Directions → Leave the pictures out and print every record below exactly as it stands.

Records provided →
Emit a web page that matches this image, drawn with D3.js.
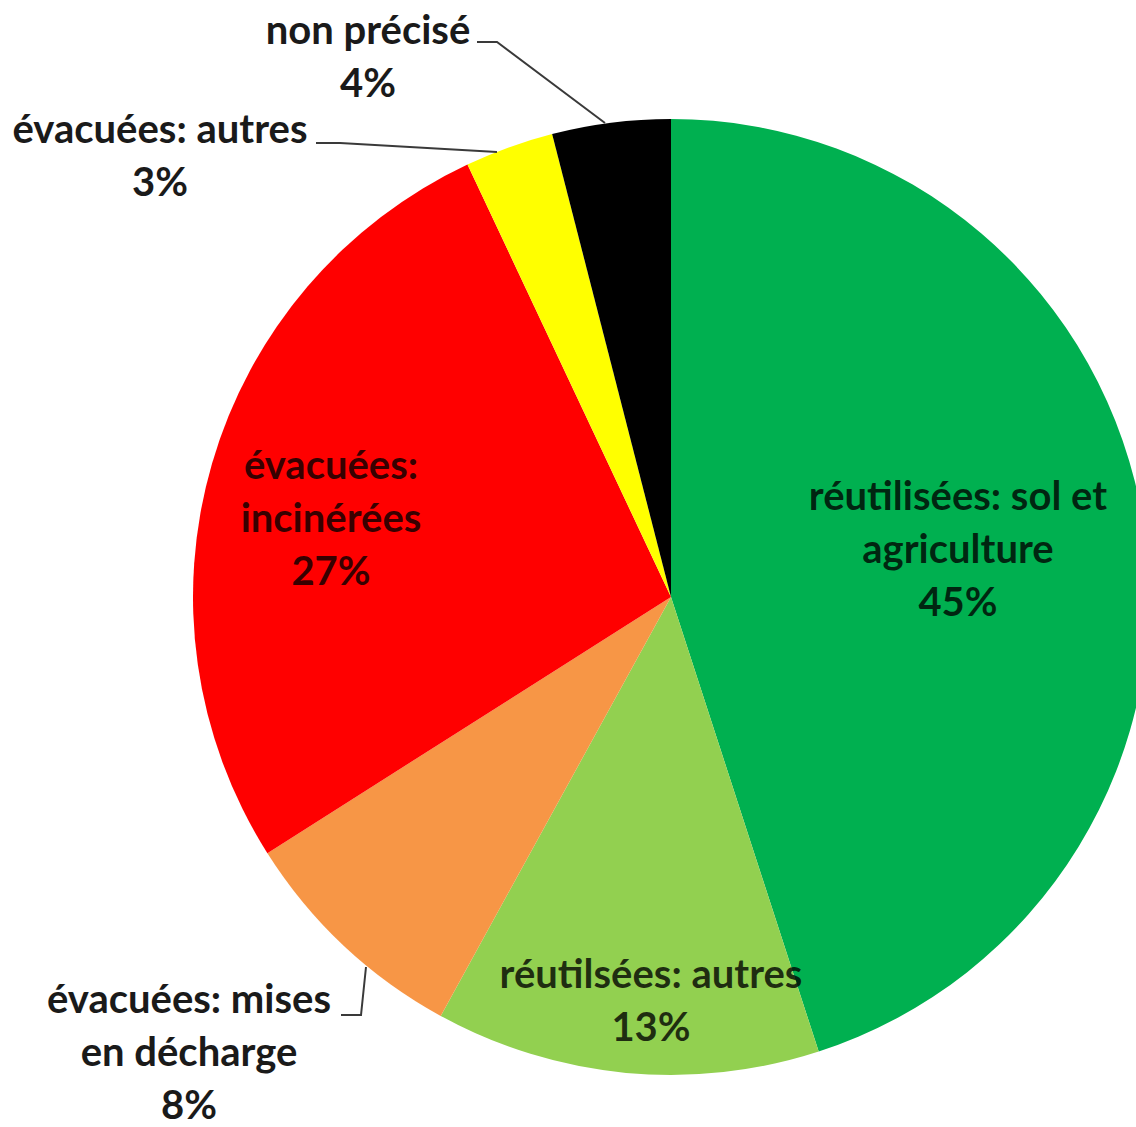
<!DOCTYPE html>
<html>
<head>
<meta charset="utf-8">
<script src="https://cdn.jsdelivr.net/npm/d3@7"></script>
<style>
  html, body { margin: 0; padding: 0; background: #fff; }
  svg { display: block; }
  text { font-family: Lato, "Open Sans", sans-serif; font-weight: 700; }
</style>
</head>
<body>
<svg id="chart" width="1136" height="1127"></svg>
<script>
// Destination of sludge, share in percent (clockwise from 12 o'clock)
const categories = [
  "réutilisées: sol et agriculture",
  "réutilsées: autres",
  "évacuées: mises en décharge",
  "évacuées: incinérées",
  "évacuées: autres",
  "non précisé"
];
const shares = [45, 13, 8, 27, 3, 4];
const sliceColors = ["#00b050", "#92d050", "#f79646", "#ff0000", "#ffff00", "#000000"];

// Label lines as drawn (text split over lines) and percentage text
const labelLines = [
  ["réutilisées: sol et", "agriculture"],
  ["réutilsées: autres"],
  ["évacuées: mises", "en décharge"],
  ["évacuées:", "incinérées"],
  ["évacuées: autres"],
  ["non précisé"]
];

// Layout: label anchor (centre x, first baseline) and leader polylines
const layout = {
  cx: 671, cy: 597, r: 478,
  lineGap: 53,
  fontSize: 40,
  labels: [
    { x: 958, y: 510, inside: true },
    { x: 651, y: 988, inside: true },
    { x: 189, y: 1013, inside: false },
    { x: 331, y: 479, inside: true },
    { x: 160, y: 143, inside: false },
    { x: 368, y: 44, inside: false }
  ],
  leaders: [
    null,
    null,
    [[341, 1015], [361, 1015], [366, 967]],
    null,
    [[316, 143], [340, 143], [497, 152]],
    [[477, 42], [497, 42], [605, 123]]
  ]
};

const svg = d3.select("#chart");
const g = svg.append("g").attr("transform", `translate(${layout.cx},${layout.cy})`);

const pie = d3.pie().sort(null).value(d => d).startAngle(0).endAngle(2 * Math.PI);
const arc = d3.arc().innerRadius(0).outerRadius(layout.r);
const arcs = pie(shares);

g.selectAll("path.slice")
  .data(arcs)
  .join("path")
  .attr("class", "slice")
  .attr("d", arc)
  .attr("fill", (d, i) => sliceColors[i]);

// Leader lines
const line = d3.line();
svg.selectAll("path.leader")
  .data(layout.leaders.filter(Boolean))
  .join("path")
  .attr("class", "leader")
  .attr("d", line)
  .attr("fill", "none")
  .attr("stroke", "#3a3a3a")
  .attr("stroke-width", 2);

// Labels: category lines followed by the percentage
const labelG = svg.selectAll("text.label")
  .data(arcs)
  .join("text")
  .attr("class", "label")
  .attr("text-anchor", "middle")
  .attr("font-size", layout.fontSize)
  .attr("fill", (d, i) => layout.labels[i].inside ? "#000" : "#1a1a1a")
  .attr("fill-opacity", (d, i) => layout.labels[i].inside ? 0.78 : 1);

labelG.each(function (d, i) {
  const t = d3.select(this);
  const pos = layout.labels[i];
  const lines = labelLines[i].concat([d3.format(".0f")(d.data) + "%"]);
  lines.forEach((s, k) => {
    t.append("tspan")
      .attr("x", pos.x)
      .attr("y", pos.y + k * layout.lineGap)
      .text(s);
  });
});
</script>
</body>
</html>
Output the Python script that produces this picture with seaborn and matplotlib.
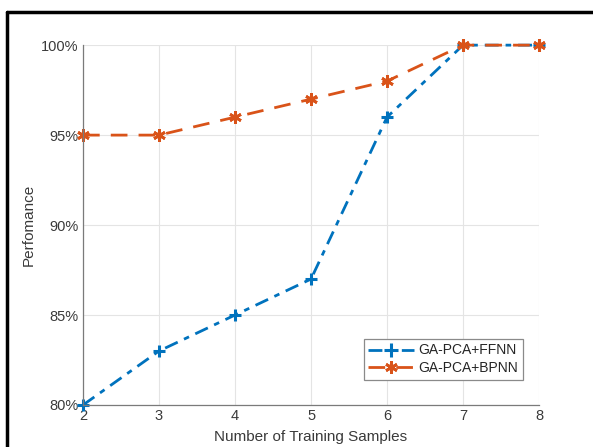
import matplotlib
matplotlib.use("Agg")
import matplotlib.pyplot as plt
import pandas as pd
import seaborn as sns
from matplotlib.lines import Line2D
from matplotlib.ticker import PercentFormatter

# Data
samples = [2, 3, 4, 5, 6, 7, 8]
ffnn = [80, 83, 85, 87, 96, 100, 100]
bpnn = [95, 95, 96, 97, 98, 100, 100]
y_ticks = [80, 85, 90, 95, 100]

df = pd.DataFrame({"samples": samples, "GA-PCA+FFNN": ffnn, "GA-PCA+BPNN": bpnn})

sns.set_style("white")
plt.rcParams['font.family'] = ['Liberation Sans', 'DejaVu Sans']

fig = plt.figure(figsize=(5.93, 4.47), dpi=100)
ax = fig.add_axes([0.140, 0.094, 0.769, 0.805])

blue = '#0072BD'
orange = '#D95319'
asterisk = (6, 2, 0)
dashdot = (0, (5, 2.5, 2, 2.5))
dashed = (0, (6, 4))

sns.lineplot(data=df, x="samples", y="GA-PCA+FFNN", ax=ax, color=blue,
             linestyle=dashdot, linewidth=2, marker='+', markersize=9,
             markeredgewidth=2.2, markeredgecolor=blue, clip_on=False)
sns.lineplot(data=df, x="samples", y="GA-PCA+BPNN", ax=ax, color=orange,
             linestyle=dashed, linewidth=2, marker=asterisk, markersize=9,
             markeredgewidth=2, markeredgecolor=orange, clip_on=False)

ax.set_xlim(2, 8)
ax.set_ylim(80, 100)
ax.set_yticks(y_ticks)
ax.yaxis.set_major_formatter(PercentFormatter(decimals=0))
ax.set_xticks(samples)

ax.grid(True, color='#e4e4e4', linewidth=0.8)
ax.set_axisbelow(True)
for side in ['top', 'right']:
    ax.spines[side].set_visible(False)
for side in ['left', 'bottom']:
    ax.spines[side].set_color('#7a7a7a')
    ax.spines[side].set_linewidth(0.9)
ax.tick_params(direction='in', length=4, width=0.8, color='#7a7a7a',
               labelsize=10.5, labelcolor='#3a3a3a', pad=3)

ax.set_xlabel('Number of Training Samples', fontsize=11, color='#3a3a3a', labelpad=5)
ax.set_ylabel('Perfomance', fontsize=11, color='#3a3a3a', labelpad=4)

handles = [
    Line2D([], [], color=blue, linestyle=dashdot, linewidth=2,
           marker='+', markersize=10, markeredgewidth=2.2),
    Line2D([], [], color=orange, linestyle=dashed, linewidth=2,
           marker=asterisk, markersize=9, markeredgewidth=2),
]
leg = ax.legend(handles, ['GA-PCA+FFNN', 'GA-PCA+BPNN'], loc='lower right',
                bbox_to_anchor=(0.965, 0.07), fontsize=10, fancybox=False,
                framealpha=1, edgecolor='#8a8a8a', handlelength=3.3,
                borderpad=0.35, labelspacing=0.25, handletextpad=0.3,
                borderaxespad=0)
leg.get_frame().set_linewidth(0.9)
for t in leg.get_texts():
    t.set_color('#262626')

# black frame around the picture (top and left edges)
fig.add_artist(Line2D([7 / 593, 1], [1 - 11.5 / 447, 1 - 11.5 / 447],
                      transform=fig.transFigure, color='black', linewidth=2.5))
fig.add_artist(Line2D([7 / 593, 7 / 593], [0, 1 - 11.5 / 447],
                      transform=fig.transFigure, color='black', linewidth=2.5))

fig.savefig('out.png', dpi=100)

Task result →
Emit a web page that matches this image, drawn with D3.js.
<!DOCTYPE html>
<html>
<head>
<meta charset="utf-8">
<script src="https://cdn.jsdelivr.net/npm/d3@7"></script>
<style>
  html, body { margin: 0; padding: 0; background: #fff; }
  svg { display: block; }
  text { font-family: Lato, "Open Sans", sans-serif; font-weight: 700; }
</style>
</head>
<body>
<svg id="chart" width="1136" height="1127"></svg>
<script>
// Destination of sludge, share in percent (clockwise from 12 o'clock)
const categories = [
  "réutilisées: sol et agriculture",
  "réutilsées: autres",
  "évacuées: mises en décharge",
  "évacuées: incinérées",
  "évacuées: autres",
  "non précisé"
];
const shares = [45, 13, 8, 27, 3, 4];
const sliceColors = ["#00b050", "#92d050", "#f79646", "#ff0000", "#ffff00", "#000000"];

// Label lines as drawn (text split over lines) and percentage text
const labelLines = [
  ["réutilisées: sol et", "agriculture"],
  ["réutilsées: autres"],
  ["évacuées: mises", "en décharge"],
  ["évacuées:", "incinérées"],
  ["évacuées: autres"],
  ["non précisé"]
];

// Layout: label anchor (centre x, first baseline) and leader polylines
const layout = {
  cx: 671, cy: 597, r: 478,
  lineGap: 53,
  fontSize: 40,
  labels: [
    { x: 958, y: 510, inside: true },
    { x: 651, y: 988, inside: true },
    { x: 189, y: 1013, inside: false },
    { x: 331, y: 479, inside: true },
    { x: 160, y: 143, inside: false },
    { x: 368, y: 44, inside: false }
  ],
  leaders: [
    null,
    null,
    [[341, 1015], [361, 1015], [366, 967]],
    null,
    [[316, 143], [340, 143], [497, 152]],
    [[477, 42], [497, 42], [605, 123]]
  ]
};

const svg = d3.select("#chart");
const g = svg.append("g").attr("transform", `translate(${layout.cx},${layout.cy})`);

const pie = d3.pie().sort(null).value(d => d).startAngle(0).endAngle(2 * Math.PI);
const arc = d3.arc().innerRadius(0).outerRadius(layout.r);
const arcs = pie(shares);

g.selectAll("path.slice")
  .data(arcs)
  .join("path")
  .attr("class", "slice")
  .attr("d", arc)
  .attr("fill", (d, i) => sliceColors[i]);

// Leader lines
const line = d3.line();
svg.selectAll("path.leader")
  .data(layout.leaders.filter(Boolean))
  .join("path")
  .attr("class", "leader")
  .attr("d", line)
  .attr("fill", "none")
  .attr("stroke", "#3a3a3a")
  .attr("stroke-width", 2);

// Labels: category lines followed by the percentage
const labelG = svg.selectAll("text.label")
  .data(arcs)
  .join("text")
  .attr("class", "label")
  .attr("text-anchor", "middle")
  .attr("font-size", layout.fontSize)
  .attr("fill", (d, i) => layout.labels[i].inside ? "#000" : "#1a1a1a")
  .attr("fill-opacity", (d, i) => layout.labels[i].inside ? 0.78 : 1);

labelG.each(function (d, i) {
  const t = d3.select(this);
  const pos = layout.labels[i];
  const lines = labelLines[i].concat([d3.format(".0f")(d.data) + "%"]);
  lines.forEach((s, k) => {
    t.append("tspan")
      .attr("x", pos.x)
      .attr("y", pos.y + k * layout.lineGap)
      .text(s);
  });
});
</script>
</body>
</html>
Output the Python script that produces this picture with seaborn and matplotlib.
import matplotlib
matplotlib.use("Agg")
import matplotlib.pyplot as plt
import pandas as pd
import seaborn as sns
from matplotlib.lines import Line2D
from matplotlib.ticker import PercentFormatter

# Data
samples = [2, 3, 4, 5, 6, 7, 8]
ffnn = [80, 83, 85, 87, 96, 100, 100]
bpnn = [95, 95, 96, 97, 98, 100, 100]
y_ticks = [80, 85, 90, 95, 100]

df = pd.DataFrame({"samples": samples, "GA-PCA+FFNN": ffnn, "GA-PCA+BPNN": bpnn})

sns.set_style("white")
plt.rcParams['font.family'] = ['Liberation Sans', 'DejaVu Sans']

fig = plt.figure(figsize=(5.93, 4.47), dpi=100)
ax = fig.add_axes([0.140, 0.094, 0.769, 0.805])

blue = '#0072BD'
orange = '#D95319'
asterisk = (6, 2, 0)
dashdot = (0, (5, 2.5, 2, 2.5))
dashed = (0, (6, 4))

sns.lineplot(data=df, x="samples", y="GA-PCA+FFNN", ax=ax, color=blue,
             linestyle=dashdot, linewidth=2, marker='+', markersize=9,
             markeredgewidth=2.2, markeredgecolor=blue, clip_on=False)
sns.lineplot(data=df, x="samples", y="GA-PCA+BPNN", ax=ax, color=orange,
             linestyle=dashed, linewidth=2, marker=asterisk, markersize=9,
             markeredgewidth=2, markeredgecolor=orange, clip_on=False)

ax.set_xlim(2, 8)
ax.set_ylim(80, 100)
ax.set_yticks(y_ticks)
ax.yaxis.set_major_formatter(PercentFormatter(decimals=0))
ax.set_xticks(samples)

ax.grid(True, color='#e4e4e4', linewidth=0.8)
ax.set_axisbelow(True)
for side in ['top', 'right']:
    ax.spines[side].set_visible(False)
for side in ['left', 'bottom']:
    ax.spines[side].set_color('#7a7a7a')
    ax.spines[side].set_linewidth(0.9)
ax.tick_params(direction='in', length=4, width=0.8, color='#7a7a7a',
               labelsize=10.5, labelcolor='#3a3a3a', pad=3)

ax.set_xlabel('Number of Training Samples', fontsize=11, color='#3a3a3a', labelpad=5)
ax.set_ylabel('Perfomance', fontsize=11, color='#3a3a3a', labelpad=4)

handles = [
    Line2D([], [], color=blue, linestyle=dashdot, linewidth=2,
           marker='+', markersize=10, markeredgewidth=2.2),
    Line2D([], [], color=orange, linestyle=dashed, linewidth=2,
           marker=asterisk, markersize=9, markeredgewidth=2),
]
leg = ax.legend(handles, ['GA-PCA+FFNN', 'GA-PCA+BPNN'], loc='lower right',
                bbox_to_anchor=(0.965, 0.07), fontsize=10, fancybox=False,
                framealpha=1, edgecolor='#8a8a8a', handlelength=3.3,
                borderpad=0.35, labelspacing=0.25, handletextpad=0.3,
                borderaxespad=0)
leg.get_frame().set_linewidth(0.9)
for t in leg.get_texts():
    t.set_color('#262626')

# black frame around the picture (top and left edges)
fig.add_artist(Line2D([7 / 593, 1], [1 - 11.5 / 447, 1 - 11.5 / 447],
                      transform=fig.transFigure, color='black', linewidth=2.5))
fig.add_artist(Line2D([7 / 593, 7 / 593], [0, 1 - 11.5 / 447],
                      transform=fig.transFigure, color='black', linewidth=2.5))

fig.savefig('out.png', dpi=100)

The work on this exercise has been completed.